O protagonismo que o Congresso Nacional exerceu sobre a pauta política ao longo de todo o ano poderá trazer benefícios como a aprovação da reforma da Previdência e o início da discussão sobre as mudanças tributárias. Contudo, 2019 também ficará marcado pelo ataque dos parlamentares aos cofres do país. Um ataque legal, diga-se, mas imoral diante do buraco financeiro em que a nação se encontra. Recentemente, os parlamentares aumentaram os fundos eleitoral e partidário, que passaram de 1,7 bilhão para 1,86 bilhão de reais. Mas a facada maior veio na forma de emendas parlamentares: 16,15 bilhões de reais, um recorde histórico. Somando-se todas essas manobras ao fundo partidário, eles terão 17,11 bilhões de reais para torrar no próximo ano. O volume de recursos equivale a 88,6% do total de dinheiro que estará disponível para o governo federal gastar em 2020: 19,3 bilhões de reais.

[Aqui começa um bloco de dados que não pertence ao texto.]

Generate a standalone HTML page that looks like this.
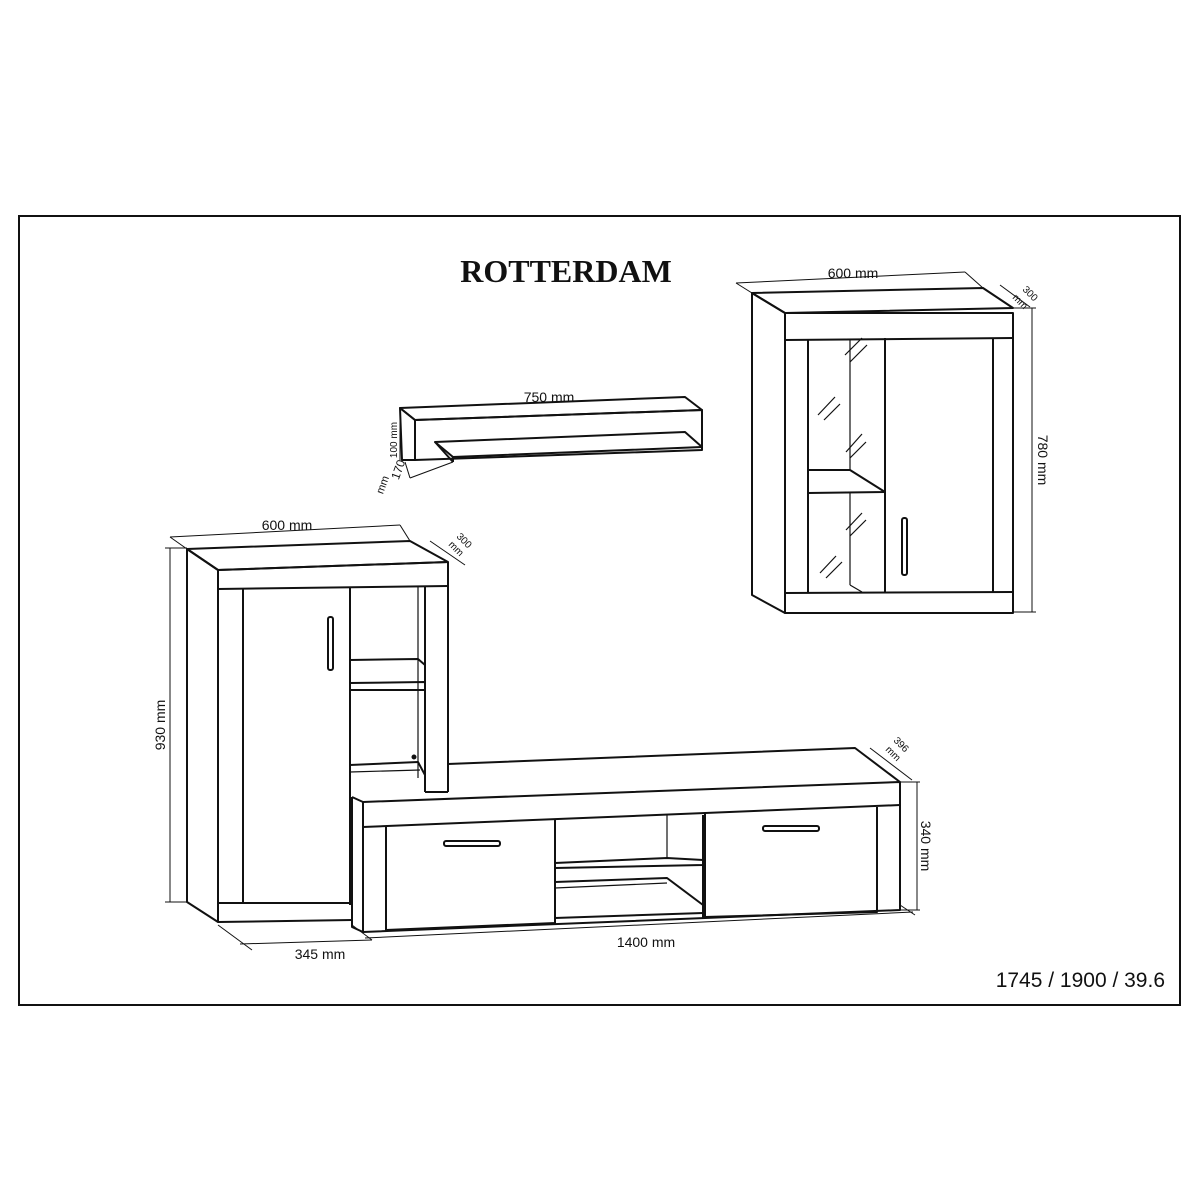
<!DOCTYPE html>
<html><head><meta charset="utf-8"><style>
html,body{margin:0;padding:0;background:#fff;}
svg{display:block}
text{font-family:"Liberation Sans",sans-serif;fill:#111}
</style></head><body>
<svg width="1200" height="1200" viewBox="0 0 1200 1200" xmlns="http://www.w3.org/2000/svg">
<rect x="19" y="216" width="1161" height="789" fill="none" stroke="#111" stroke-width="2"/>
<text x="566" y="282" text-anchor="middle" style="font-family:'Liberation Serif',serif;font-weight:bold;font-size:32px">ROTTERDAM</text>

<g fill="none" stroke="#111" stroke-width="2" stroke-linejoin="round">
<!-- Wall cabinet -->
<polygon points="752,293 983,288 1013,308 785,313" />
<polygon points="752,293 785,313 785,613 752,595" />
<rect x="785" y="313" width="228" height="300"/>
<line x1="785" y1="340" x2="1013" y2="338"/>
<line x1="808" y1="340" x2="808" y2="593"/>
<line x1="885" y1="338" x2="885" y2="593"/>
<line x1="993" y1="338" x2="993" y2="593"/>
<line x1="785" y1="593" x2="1013" y2="592"/>
<line x1="850" y1="340" x2="850" y2="470" stroke-width="1.2"/>
<line x1="850" y1="493" x2="850" y2="585" stroke-width="1.2"/>
<polyline points="808,470 850,470 885,492 808,493"/>
<line x1="850" y1="585" x2="862" y2="592" stroke-width="1.2"/>
<rect x="902" y="518" width="5" height="57" rx="2"/>
<g stroke-width="1.2">
<line x1="845" y1="355" x2="862" y2="338"/><line x1="850" y1="362" x2="867" y2="345"/>
<line x1="818" y1="415" x2="835" y2="397"/><line x1="824" y1="420" x2="840" y2="404"/>
<line x1="846" y1="452" x2="862" y2="434"/><line x1="850" y1="458" x2="866" y2="442"/>
<line x1="846" y1="530" x2="862" y2="513"/><line x1="850" y1="536" x2="866" y2="520"/>
<line x1="820" y1="573" x2="836" y2="556"/><line x1="826" y1="578" x2="842" y2="562"/>
</g>
<g stroke-width="1">
<line x1="736" y1="283" x2="965" y2="272"/>
<line x1="736" y1="283" x2="752" y2="293"/><line x1="965" y1="272" x2="983" y2="288"/>
<line x1="1000" y1="285" x2="1030" y2="307"/>
<line x1="1032" y1="308" x2="1032" y2="612"/>
<line x1="1013" y1="308" x2="1036" y2="308"/><line x1="1013" y1="612" x2="1036" y2="612"/>
</g>

<!-- Shelf -->
<polygon points="400,408 685,397 702,410 415,420"/>
<polygon points="400,408 415,420 415,460 402,460"/>
<polygon points="415,420 702,410 702,450 415,460"/>
<polygon points="435,442 685,432 702,447 453,457"/>
<line x1="453" y1="457" x2="453" y2="462"/>
<line x1="435" y1="442" x2="453" y2="462"/>
<g stroke-width="1">
<line x1="400" y1="420" x2="400" y2="460"/>
<line x1="405" y1="462" x2="410" y2="478"/>
<line x1="410" y1="478" x2="453" y2="462"/>
</g>

<!-- Tall cabinet -->
<polygon points="187,549 410,541 448,562 218,570"/>
<polygon points="187,549 218,570 218,922 187,902"/>
<line x1="218" y1="570" x2="448" y2="562"/>
<line x1="448" y1="562" x2="448" y2="792"/>
<line x1="218" y1="589" x2="448" y2="586"/>
<line x1="243" y1="589" x2="243" y2="903"/>
<line x1="350" y1="588" x2="350" y2="905"/>
<line x1="425" y1="587" x2="425" y2="792"/>
<line x1="425" y1="792" x2="448" y2="792"/>
<line x1="418" y1="587" x2="418" y2="778" stroke-width="1.2"/>
<polyline points="350,660 418,659 425,665"/>
<polyline points="350,683 425,682 425,690 350,690"/>
<polyline points="350,765 418,762 425,775"/>
<line x1="350" y1="772" x2="420" y2="770" stroke-width="1.2"/>
<line x1="218" y1="903" x2="350" y2="903"/>
<line x1="218" y1="922" x2="352" y2="920"/>
<rect x="328" y="617" width="5" height="53" rx="2"/>
<circle cx="414" cy="757" r="1.5" fill="#111"/>
<g stroke-width="1">
<line x1="170" y1="548" x2="170" y2="902"/>
<line x1="165" y1="548" x2="187" y2="548"/><line x1="165" y1="902" x2="187" y2="902"/>
<line x1="170" y1="537" x2="400" y2="525"/>
<line x1="170" y1="537" x2="187" y2="549"/><line x1="400" y1="525" x2="410" y2="541"/>
<line x1="430" y1="541" x2="465" y2="565"/>
<line x1="218" y1="925" x2="252" y2="950"/>
<line x1="240" y1="944" x2="372" y2="940"/>
</g>

<!-- TV stand -->
<polyline points="448,764 855,748 900,782"/>
<polyline points="352,797 363,802 363,932 352,927 352,797"/>
<polygon points="363,802 900,782 900,910 363,932"/>
<line x1="363" y1="827" x2="900" y2="805"/>
<polyline points="386,827 386,930 555,923 555,820"/>
<polyline points="705,813 705,917 877,912 877,807"/>
<line x1="555" y1="823" x2="555" y2="924"/>
<line x1="703" y1="815" x2="703" y2="918"/>
<line x1="667" y1="814" x2="667" y2="858" stroke-width="1.2"/>
<polyline points="555,863 667,858 703,860 703,865 555,868"/>
<polyline points="555,882 667,878 703,905"/>
<line x1="555" y1="888" x2="667" y2="883" stroke-width="1.2"/>
<line x1="555" y1="918" x2="703" y2="913"/>
<rect x="444" y="841" width="56" height="5" rx="2"/>
<rect x="763" y="826" width="56" height="5" rx="2"/>
<g stroke-width="1">
<line x1="917" y1="782" x2="917" y2="910"/>
<line x1="900" y1="782" x2="920" y2="782"/><line x1="900" y1="910" x2="920" y2="910"/>
<line x1="870" y1="748" x2="912" y2="780"/>
<line x1="365" y1="938" x2="913" y2="912"/>
<line x1="352" y1="925" x2="372" y2="940"/><line x1="900" y1="905" x2="915" y2="915"/>
</g>
</g>

<!-- labels -->
<text x="853" y="278" text-anchor="middle" font-size="14">600 mm</text>
<text transform="translate(1022,290) rotate(45)" font-size="10">300</text>
<text transform="translate(1012,298) rotate(45)" font-size="10">mm</text>
<text transform="translate(1038,460) rotate(90)" text-anchor="middle" font-size="14">780 mm</text>
<text x="549" y="402" text-anchor="middle" font-size="14">750 mm</text>
<text transform="translate(397,440) rotate(-90)" text-anchor="middle" font-size="10">100 mm</text>
<text transform="translate(402,471) rotate(-70)" text-anchor="middle" font-size="12">170</text>
<text transform="translate(386,486) rotate(-70)" text-anchor="middle" font-size="11">mm</text>
<text x="287" y="530" text-anchor="middle" font-size="14">600 mm</text>
<text transform="translate(456,537) rotate(45)" font-size="10">300</text>
<text transform="translate(448,545) rotate(45)" font-size="10">mm</text>
<text transform="translate(165,725) rotate(-90)" text-anchor="middle" font-size="14">930 mm</text>
<text x="320" y="959" text-anchor="middle" font-size="14">345 mm</text>
<text transform="translate(893,741) rotate(45)" font-size="10">396</text>
<text transform="translate(885,750) rotate(45)" font-size="10">mm</text>
<text transform="translate(921,846) rotate(90)" text-anchor="middle" font-size="14">340 mm</text>
<text x="646" y="947" text-anchor="middle" font-size="14">1400 mm</text>
<text x="1165" y="987" text-anchor="end" font-size="21">1745 / 1900 / 39.6</text>
</svg>
</body></html>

Caso a destinação desses valores fosse eficiente, seria algo a celebrar. Não é, porém, o que mostra o levantamento realizado por VEJA sobre as emendas dos deputados que pretendem disputar as eleições municipais de 2020. Na miríade de projetos improdutivos, as bizarrices abundam: quase uma dezena de deputados destinou verbas para a castração de animais, por exemplo. Encontram-se também obras de claro apelo eleitoral que não deveriam ser prioridade em momento de aperto de cintos, como acessos a rodovias e a construção de uma ponte estaiada em Aracaju. De olho na prefeitura de Curitiba, o deputado Gustavo Fruet (PDT-PR) pretende levar 15 milhões de reais para a construção do metrô na cidade, obra discutida há mais de vinte anos. Agora vai? Pouco provável. O custo total do projeto é de 5,8 bilhões de reais. Ou seja, o movimento de Fruet serve mais para o palanque do que para efeitos práticos. Para piorar o cenário de gastança, mudanças feitas na lei do fundo eleitoral permitem que parte significativa desse montante seja usada no pagamento de multas e a advogados — inclusive em casos de corrupção.
A farra dos legisladores exaspera o Executivo. Assessores de Paulo Guedes, ministro da Economia, passaram o chapéu pelas duas Casas nas últimas semanas para pedir que as emendas alavancassem programas já estabelecidos no governo na área da saúde. Não há, até agora, sinal de que serão atendidos. Projeto dos outros, afinal, não rende votos.
No vale-tudo dos últimos anos da discussão orçamentária, o Congresso levou a melhor, conquistando uma licença para gastar. As emendas impositivas foram criadas em 2015 e, desde as eleições de 2018, as campanhas são bancadas somente com dinheiro público e de pessoas físicas. Sem as fontes tradicionais de financiamento, os políticos usam agora essa verba para fazer obras e impulsionar as campanhas em seus redutos eleitorais.
A busca por inflar ao máximo os recursos à mão de deputados e senadores tem uma explicação: a partir das próximas eleições, as coligações partidárias deixarão de existir. Se não formarem uma ampla base de prefeitos e vereadores, as agremiações sofrerão com a perda de cotas dos fundos para 2022. Por isso, o maior contingente de deputados desde 2008 deixará os gabinetes em Brasília para disputar o comando de prefeituras. São oitenta deputados e dois senadores, segundo a consultoria Arko Advice.
Fica cada vez mais evidente que as emendas impositivas não são o melhor caminho para a execução de investimentos públicos. “Enquanto o Tesouro Nacional publica relatórios que mostram a situação fiscal crítica, os deputados voltam-se apenas para os seus interesses”, conclui o economista André Marques, do Insper. A conta não fecha — e o Brasil é que perde com isso.